Find a basis of $F = \langle 2x^3+2x^2-2x,x^3+2x^2-x-1,x^3+x+5,x^3+3,2x^3+2x^2-x+2\rangle$ (and define it) $F = \langle 2x^3+2x^2-2x,x^3+2x^2-x-1,x^3+x+5,x^3+3,2x^3+2x^2-x+2\rangle$
First I tried to write this as a linear combination (I added an arbitrary vector at the end so I could define the subspace later without having to do everything all over again):






$$F = \{ (ax^3+bx^2+cx+d+e) \in \mathbb{R}^3[x]: d=\frac{a-b+c}{2},e=d\} \\
ax^3+bx^2+cx+d+e = ax^3+bx^2+cx + (a-b+c) = a(x^3+1)+b(x^2-1)+c(x+1)$$
A basis of F would then be $(x^3+1,x^2-1,x+1)$.
I this correct? My book says a solution is $(x^3+x^2-x,x^2-1,x+2)$. Is mine correct and if not, how do I get this one?
 A: You can check your work by adjoining the basis vectors that you found to the matrix that you constructed and row-reducing again.
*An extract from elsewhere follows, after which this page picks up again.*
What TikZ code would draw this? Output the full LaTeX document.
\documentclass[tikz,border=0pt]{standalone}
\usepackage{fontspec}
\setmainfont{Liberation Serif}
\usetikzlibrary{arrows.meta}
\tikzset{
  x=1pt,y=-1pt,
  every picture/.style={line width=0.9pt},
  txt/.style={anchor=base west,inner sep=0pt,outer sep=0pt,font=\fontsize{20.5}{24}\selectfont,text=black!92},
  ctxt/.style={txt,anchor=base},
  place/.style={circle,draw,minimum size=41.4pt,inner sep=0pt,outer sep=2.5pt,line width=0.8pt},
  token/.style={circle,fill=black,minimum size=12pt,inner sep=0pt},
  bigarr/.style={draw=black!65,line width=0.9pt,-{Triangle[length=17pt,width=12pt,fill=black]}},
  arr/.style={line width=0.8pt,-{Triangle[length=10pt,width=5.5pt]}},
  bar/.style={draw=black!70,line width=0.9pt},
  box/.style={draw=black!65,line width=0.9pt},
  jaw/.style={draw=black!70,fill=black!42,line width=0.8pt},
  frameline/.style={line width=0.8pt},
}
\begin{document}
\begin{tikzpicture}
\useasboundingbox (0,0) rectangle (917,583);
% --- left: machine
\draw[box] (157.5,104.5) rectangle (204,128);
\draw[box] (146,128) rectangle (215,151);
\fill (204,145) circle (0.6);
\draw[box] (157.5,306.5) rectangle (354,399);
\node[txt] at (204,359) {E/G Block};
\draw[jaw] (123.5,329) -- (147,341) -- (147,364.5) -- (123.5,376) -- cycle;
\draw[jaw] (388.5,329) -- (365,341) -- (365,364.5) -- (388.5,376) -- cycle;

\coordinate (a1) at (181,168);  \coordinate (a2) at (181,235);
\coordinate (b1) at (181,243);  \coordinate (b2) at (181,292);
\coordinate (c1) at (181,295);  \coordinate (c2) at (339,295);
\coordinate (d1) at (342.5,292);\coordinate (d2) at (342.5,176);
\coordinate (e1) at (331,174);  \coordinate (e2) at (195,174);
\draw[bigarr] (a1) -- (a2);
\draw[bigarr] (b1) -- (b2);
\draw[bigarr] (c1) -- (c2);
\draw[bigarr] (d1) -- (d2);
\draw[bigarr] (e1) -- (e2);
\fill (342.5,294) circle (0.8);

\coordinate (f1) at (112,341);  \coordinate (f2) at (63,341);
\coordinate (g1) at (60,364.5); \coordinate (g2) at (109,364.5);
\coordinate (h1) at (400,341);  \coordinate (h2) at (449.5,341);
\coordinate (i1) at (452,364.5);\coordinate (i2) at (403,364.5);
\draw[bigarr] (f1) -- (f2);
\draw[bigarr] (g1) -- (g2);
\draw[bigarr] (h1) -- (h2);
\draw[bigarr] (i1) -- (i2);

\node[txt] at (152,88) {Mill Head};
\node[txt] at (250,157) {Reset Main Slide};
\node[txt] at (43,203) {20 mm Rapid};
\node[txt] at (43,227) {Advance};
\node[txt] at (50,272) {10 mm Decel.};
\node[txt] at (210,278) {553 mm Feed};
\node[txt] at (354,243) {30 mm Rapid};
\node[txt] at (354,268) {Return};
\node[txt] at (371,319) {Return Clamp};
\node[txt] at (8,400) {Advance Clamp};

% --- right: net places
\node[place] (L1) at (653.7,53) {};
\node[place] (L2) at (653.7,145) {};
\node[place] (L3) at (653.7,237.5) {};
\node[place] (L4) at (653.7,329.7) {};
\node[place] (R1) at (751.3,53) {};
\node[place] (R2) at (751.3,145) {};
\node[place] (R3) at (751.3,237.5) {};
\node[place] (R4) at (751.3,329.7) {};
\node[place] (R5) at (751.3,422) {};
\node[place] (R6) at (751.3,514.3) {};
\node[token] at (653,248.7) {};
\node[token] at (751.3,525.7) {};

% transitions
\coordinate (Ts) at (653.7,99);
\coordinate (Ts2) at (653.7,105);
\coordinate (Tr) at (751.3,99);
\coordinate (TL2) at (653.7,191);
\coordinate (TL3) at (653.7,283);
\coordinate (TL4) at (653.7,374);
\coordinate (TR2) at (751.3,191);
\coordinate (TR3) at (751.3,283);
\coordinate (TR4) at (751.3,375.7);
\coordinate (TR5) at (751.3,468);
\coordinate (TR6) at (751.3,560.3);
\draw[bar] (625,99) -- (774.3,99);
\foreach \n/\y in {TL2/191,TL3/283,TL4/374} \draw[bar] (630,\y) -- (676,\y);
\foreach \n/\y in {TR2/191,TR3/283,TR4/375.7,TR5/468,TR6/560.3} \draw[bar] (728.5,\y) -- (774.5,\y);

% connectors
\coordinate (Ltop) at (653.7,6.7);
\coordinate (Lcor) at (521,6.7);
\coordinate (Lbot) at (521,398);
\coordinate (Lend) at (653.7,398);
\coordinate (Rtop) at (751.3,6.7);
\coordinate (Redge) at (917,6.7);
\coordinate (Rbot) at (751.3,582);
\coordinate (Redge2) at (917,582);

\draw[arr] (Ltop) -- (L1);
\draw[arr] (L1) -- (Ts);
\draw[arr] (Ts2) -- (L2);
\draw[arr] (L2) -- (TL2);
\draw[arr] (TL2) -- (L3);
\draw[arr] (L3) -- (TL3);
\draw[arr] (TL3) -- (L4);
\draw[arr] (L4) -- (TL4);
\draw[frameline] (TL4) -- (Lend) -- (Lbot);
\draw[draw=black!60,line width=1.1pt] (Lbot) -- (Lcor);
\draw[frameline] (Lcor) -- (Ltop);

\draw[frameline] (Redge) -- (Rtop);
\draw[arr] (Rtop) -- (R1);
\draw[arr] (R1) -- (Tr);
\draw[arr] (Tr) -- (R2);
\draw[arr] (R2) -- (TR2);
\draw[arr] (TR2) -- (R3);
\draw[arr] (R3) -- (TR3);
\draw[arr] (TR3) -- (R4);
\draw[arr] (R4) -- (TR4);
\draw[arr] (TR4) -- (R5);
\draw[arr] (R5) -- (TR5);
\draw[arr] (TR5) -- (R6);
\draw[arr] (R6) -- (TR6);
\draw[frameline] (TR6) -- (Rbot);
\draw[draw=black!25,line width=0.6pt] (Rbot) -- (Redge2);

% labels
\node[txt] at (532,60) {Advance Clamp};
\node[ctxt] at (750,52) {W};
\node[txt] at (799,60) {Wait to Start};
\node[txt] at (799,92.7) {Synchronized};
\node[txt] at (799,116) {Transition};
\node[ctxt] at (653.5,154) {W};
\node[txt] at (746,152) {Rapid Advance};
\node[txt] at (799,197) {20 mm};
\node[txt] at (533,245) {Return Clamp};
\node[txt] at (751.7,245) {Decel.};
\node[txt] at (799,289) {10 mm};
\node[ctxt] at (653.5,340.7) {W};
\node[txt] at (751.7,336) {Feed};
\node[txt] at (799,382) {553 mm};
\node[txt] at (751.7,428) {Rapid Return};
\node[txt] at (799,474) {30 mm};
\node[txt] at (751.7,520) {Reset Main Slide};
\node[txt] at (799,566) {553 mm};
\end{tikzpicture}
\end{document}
The resulting matrix should still have rank $3$, i.e., have three pivots. That turns out not to be the case, so at least one of the vectors in the basis that you computed isn’t even an element of $F$. Following your method the equations that I end up with are $d=\frac12(a-b+c)$ and $e=\frac12(a+b+c)$, so you’ve likely made a sign error somewhere along the way. Your handwriting is very hard for me to decipher, though, so I’ll leave finding it to you.  
That aside, this seems a rather roundabout way to compute a basis for the span of a set of vectors. There’s really no need to fiddle with additional equations. Elementary row operations preserve linear dependency relations among the columns of a matrix, so examine the matrix that you got after the row-reduction that you performed: the first three columns are obviously linearly independent, while the last two are linear combinations of those three. Therefore, the first three vectors that you started with are also linearly independent and you can take them as a basis of $F$. Or, looking at it a bit differently, you can delete the last two vectors since they’re linearly dependent on the others without changing their span. What remains is then a basis for $F$.  
That doesn’t appear to be what was done to obtain the book solution, though. Elementary row operations preserve the row space of a matrix, so if you assemble the coordinate vectors into a matrix as rows instead of columns, after reducing the resulting matrix to echelon form the nonzero rows are linearly independent and by definition span the row space, therefore they are a basis for it. Applying this to your problem, we start with the transpose of your matrix, $$\begin{bmatrix}2&2&-2&0\\1&2&-1&-1\\1&0&1&5\\1&0&0&3\\2&2&-1&2\end{bmatrix}$$ and compute the echelon form $$\begin{bmatrix}1&1&-1&0\\0&1&0&-1\\0&0&1&2\\0&0&0&0\\0&0&0&0\end{bmatrix}.$$ From this we see that a basis for $F$ consists of $x^3+x^2-x$, $x^2-1$ and $x+2$, which is exactly the given solution. I might’ve continued the process even further and found the RREF of the matrix, which produces the basis $x^3+3$, $x^2-1$, $x+2$.